# Given information
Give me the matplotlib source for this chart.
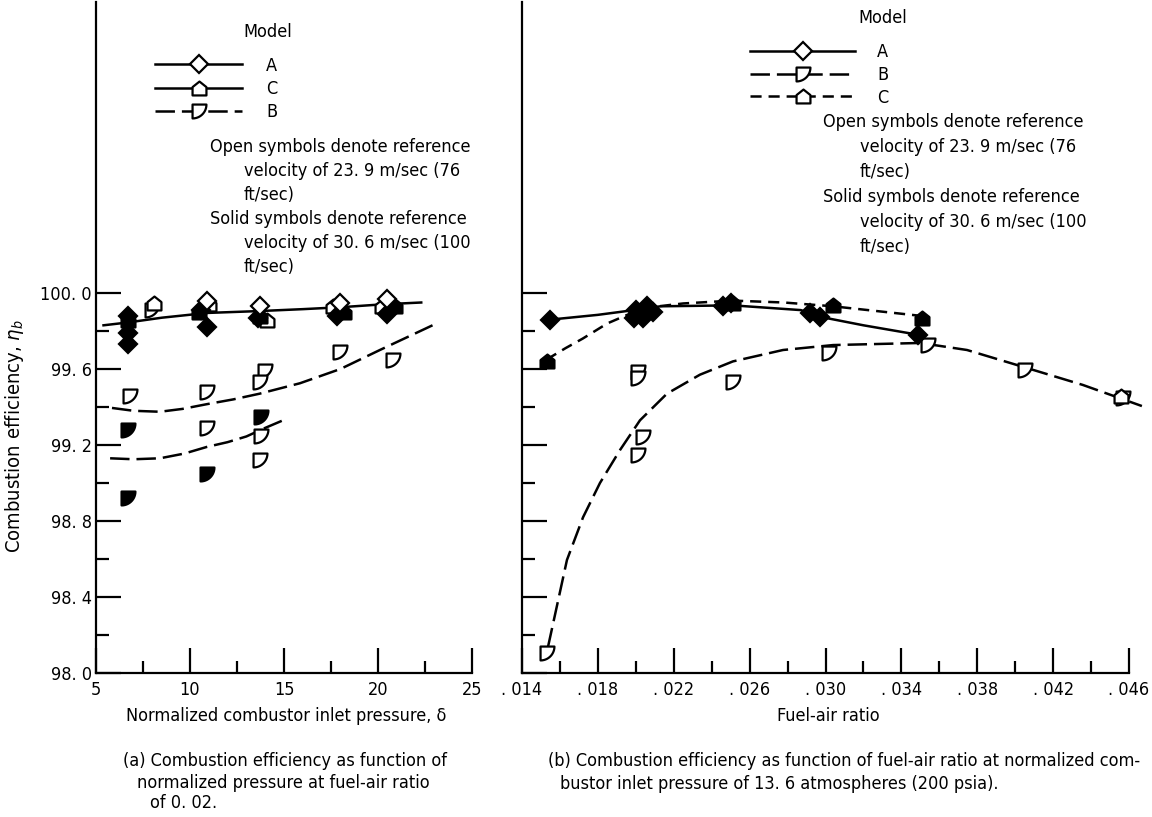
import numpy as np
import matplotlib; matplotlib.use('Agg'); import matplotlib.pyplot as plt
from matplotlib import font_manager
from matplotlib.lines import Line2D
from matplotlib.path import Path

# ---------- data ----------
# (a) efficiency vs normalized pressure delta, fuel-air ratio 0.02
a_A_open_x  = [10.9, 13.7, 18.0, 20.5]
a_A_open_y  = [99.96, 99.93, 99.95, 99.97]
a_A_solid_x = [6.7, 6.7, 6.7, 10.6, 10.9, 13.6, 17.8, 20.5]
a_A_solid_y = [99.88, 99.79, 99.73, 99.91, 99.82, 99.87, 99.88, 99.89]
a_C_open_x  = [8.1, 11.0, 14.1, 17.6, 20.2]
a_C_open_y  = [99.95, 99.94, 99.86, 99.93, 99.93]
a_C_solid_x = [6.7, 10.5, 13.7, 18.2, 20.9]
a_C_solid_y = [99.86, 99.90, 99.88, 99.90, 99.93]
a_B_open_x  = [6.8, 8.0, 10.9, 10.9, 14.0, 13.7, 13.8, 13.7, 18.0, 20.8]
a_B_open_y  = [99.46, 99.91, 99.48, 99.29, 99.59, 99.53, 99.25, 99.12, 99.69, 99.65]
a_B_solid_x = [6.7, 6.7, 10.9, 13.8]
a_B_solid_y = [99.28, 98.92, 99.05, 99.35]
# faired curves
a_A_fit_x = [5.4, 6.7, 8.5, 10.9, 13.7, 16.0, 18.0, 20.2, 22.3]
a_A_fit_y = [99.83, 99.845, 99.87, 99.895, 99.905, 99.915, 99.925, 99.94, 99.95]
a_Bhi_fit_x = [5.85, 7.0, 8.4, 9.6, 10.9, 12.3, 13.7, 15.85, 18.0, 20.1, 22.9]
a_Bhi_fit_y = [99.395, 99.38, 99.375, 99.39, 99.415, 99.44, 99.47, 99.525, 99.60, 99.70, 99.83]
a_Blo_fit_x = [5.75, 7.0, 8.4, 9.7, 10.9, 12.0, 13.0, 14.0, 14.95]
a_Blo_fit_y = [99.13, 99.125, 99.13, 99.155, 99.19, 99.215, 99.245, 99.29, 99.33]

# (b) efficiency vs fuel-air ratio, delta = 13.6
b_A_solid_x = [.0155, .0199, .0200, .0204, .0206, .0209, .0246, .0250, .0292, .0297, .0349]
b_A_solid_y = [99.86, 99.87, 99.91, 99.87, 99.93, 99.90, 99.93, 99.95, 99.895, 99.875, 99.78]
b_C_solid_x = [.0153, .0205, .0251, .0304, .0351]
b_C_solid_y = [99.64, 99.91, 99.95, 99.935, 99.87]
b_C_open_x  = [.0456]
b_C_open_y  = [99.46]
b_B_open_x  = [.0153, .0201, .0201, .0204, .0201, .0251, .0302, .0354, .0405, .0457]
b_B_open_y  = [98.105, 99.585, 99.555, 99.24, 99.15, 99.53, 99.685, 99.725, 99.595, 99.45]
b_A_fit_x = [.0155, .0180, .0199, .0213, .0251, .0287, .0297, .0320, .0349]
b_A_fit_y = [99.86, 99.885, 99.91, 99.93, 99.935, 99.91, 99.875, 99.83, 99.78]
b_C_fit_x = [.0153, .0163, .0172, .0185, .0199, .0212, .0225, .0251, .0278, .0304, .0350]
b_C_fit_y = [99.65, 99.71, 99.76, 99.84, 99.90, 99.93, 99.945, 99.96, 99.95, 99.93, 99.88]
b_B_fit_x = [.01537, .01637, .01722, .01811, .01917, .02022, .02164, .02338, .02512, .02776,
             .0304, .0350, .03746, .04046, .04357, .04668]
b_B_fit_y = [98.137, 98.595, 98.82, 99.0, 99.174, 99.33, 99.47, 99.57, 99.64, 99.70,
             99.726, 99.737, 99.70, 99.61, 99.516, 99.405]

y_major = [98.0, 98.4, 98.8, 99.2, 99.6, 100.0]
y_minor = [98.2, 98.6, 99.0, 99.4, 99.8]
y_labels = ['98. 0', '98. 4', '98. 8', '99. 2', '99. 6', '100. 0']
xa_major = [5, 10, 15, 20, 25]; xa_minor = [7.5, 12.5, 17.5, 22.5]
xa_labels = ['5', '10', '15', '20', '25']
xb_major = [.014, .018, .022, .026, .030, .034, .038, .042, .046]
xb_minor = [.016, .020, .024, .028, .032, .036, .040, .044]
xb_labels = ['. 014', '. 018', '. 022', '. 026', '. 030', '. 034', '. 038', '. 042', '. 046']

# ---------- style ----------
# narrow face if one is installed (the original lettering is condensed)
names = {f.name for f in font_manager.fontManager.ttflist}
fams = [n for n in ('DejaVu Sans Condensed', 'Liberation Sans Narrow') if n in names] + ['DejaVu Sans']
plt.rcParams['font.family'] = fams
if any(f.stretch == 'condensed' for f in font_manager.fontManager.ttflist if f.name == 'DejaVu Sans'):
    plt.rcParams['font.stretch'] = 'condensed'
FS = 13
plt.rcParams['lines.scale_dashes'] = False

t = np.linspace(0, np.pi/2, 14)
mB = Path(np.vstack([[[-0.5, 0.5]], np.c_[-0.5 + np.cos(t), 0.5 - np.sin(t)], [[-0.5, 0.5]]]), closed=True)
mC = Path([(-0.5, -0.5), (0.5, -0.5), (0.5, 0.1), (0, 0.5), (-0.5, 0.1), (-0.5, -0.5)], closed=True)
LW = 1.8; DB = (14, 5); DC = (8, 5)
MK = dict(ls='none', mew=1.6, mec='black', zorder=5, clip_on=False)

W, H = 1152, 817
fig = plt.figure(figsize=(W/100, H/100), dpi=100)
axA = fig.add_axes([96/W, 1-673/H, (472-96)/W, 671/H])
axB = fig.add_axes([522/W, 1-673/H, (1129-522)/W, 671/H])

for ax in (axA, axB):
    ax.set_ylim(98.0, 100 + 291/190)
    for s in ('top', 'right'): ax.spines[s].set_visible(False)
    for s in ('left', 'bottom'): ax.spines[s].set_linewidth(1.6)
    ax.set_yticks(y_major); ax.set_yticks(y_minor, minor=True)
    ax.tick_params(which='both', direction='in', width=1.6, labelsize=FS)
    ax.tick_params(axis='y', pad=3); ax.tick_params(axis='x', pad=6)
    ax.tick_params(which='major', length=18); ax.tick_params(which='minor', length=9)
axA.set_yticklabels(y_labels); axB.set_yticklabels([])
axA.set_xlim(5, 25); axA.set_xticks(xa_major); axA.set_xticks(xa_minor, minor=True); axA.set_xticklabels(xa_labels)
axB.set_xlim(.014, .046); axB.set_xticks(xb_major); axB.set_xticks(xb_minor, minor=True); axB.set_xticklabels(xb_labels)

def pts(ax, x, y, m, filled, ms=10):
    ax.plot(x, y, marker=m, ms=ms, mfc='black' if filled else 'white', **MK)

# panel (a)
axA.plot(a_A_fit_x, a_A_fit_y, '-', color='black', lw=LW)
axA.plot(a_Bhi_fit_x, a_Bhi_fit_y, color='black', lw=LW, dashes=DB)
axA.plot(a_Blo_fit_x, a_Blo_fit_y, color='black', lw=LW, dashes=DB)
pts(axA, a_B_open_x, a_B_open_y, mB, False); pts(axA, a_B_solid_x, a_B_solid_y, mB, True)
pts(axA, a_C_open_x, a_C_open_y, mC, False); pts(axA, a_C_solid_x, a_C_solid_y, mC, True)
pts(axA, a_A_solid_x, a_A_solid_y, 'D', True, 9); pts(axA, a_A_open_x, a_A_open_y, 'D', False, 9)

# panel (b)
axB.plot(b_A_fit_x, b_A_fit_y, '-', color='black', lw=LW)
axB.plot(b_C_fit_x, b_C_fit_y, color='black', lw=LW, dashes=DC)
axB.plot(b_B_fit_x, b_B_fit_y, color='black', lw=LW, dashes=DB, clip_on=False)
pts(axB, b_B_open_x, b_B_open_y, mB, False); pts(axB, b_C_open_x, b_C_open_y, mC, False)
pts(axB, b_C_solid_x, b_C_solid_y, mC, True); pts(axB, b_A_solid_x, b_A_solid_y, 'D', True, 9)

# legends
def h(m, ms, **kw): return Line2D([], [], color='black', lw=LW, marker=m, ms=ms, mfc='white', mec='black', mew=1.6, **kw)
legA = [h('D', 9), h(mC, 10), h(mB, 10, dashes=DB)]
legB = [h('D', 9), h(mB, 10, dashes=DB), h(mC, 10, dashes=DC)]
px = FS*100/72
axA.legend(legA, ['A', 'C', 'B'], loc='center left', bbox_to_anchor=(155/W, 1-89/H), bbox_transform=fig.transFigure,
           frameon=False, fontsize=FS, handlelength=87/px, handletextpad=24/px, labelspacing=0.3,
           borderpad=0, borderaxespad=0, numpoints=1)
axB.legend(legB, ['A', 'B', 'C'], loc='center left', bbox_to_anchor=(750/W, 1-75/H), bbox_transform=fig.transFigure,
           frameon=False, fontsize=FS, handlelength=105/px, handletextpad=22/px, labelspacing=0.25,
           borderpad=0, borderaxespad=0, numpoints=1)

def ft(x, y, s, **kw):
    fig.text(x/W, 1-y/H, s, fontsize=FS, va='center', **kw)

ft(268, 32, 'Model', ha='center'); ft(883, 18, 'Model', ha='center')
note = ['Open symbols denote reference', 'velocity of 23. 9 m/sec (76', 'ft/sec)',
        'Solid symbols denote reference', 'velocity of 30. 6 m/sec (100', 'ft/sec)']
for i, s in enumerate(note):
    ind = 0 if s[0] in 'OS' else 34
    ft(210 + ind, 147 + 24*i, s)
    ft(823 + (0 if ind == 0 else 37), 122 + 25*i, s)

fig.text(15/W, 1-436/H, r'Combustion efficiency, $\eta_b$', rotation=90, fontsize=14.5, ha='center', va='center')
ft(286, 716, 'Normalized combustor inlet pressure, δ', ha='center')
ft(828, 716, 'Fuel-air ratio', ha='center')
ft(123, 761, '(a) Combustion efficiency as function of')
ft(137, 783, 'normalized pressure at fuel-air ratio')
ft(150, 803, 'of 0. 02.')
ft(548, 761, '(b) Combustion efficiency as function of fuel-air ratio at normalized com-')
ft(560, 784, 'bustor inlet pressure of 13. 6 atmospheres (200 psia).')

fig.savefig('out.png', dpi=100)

# Written instruction
Reproduce only the lines from the beginning of the data through the line that contains "from matplotlib.path import Path", both included, and please drop the pictures.

# Output for this exercise
Give me the matplotlib source for this chart.
import numpy as np
import matplotlib; matplotlib.use('Agg'); import matplotlib.pyplot as plt
from matplotlib import font_manager
from matplotlib.lines import Line2D
from matplotlib.path import Path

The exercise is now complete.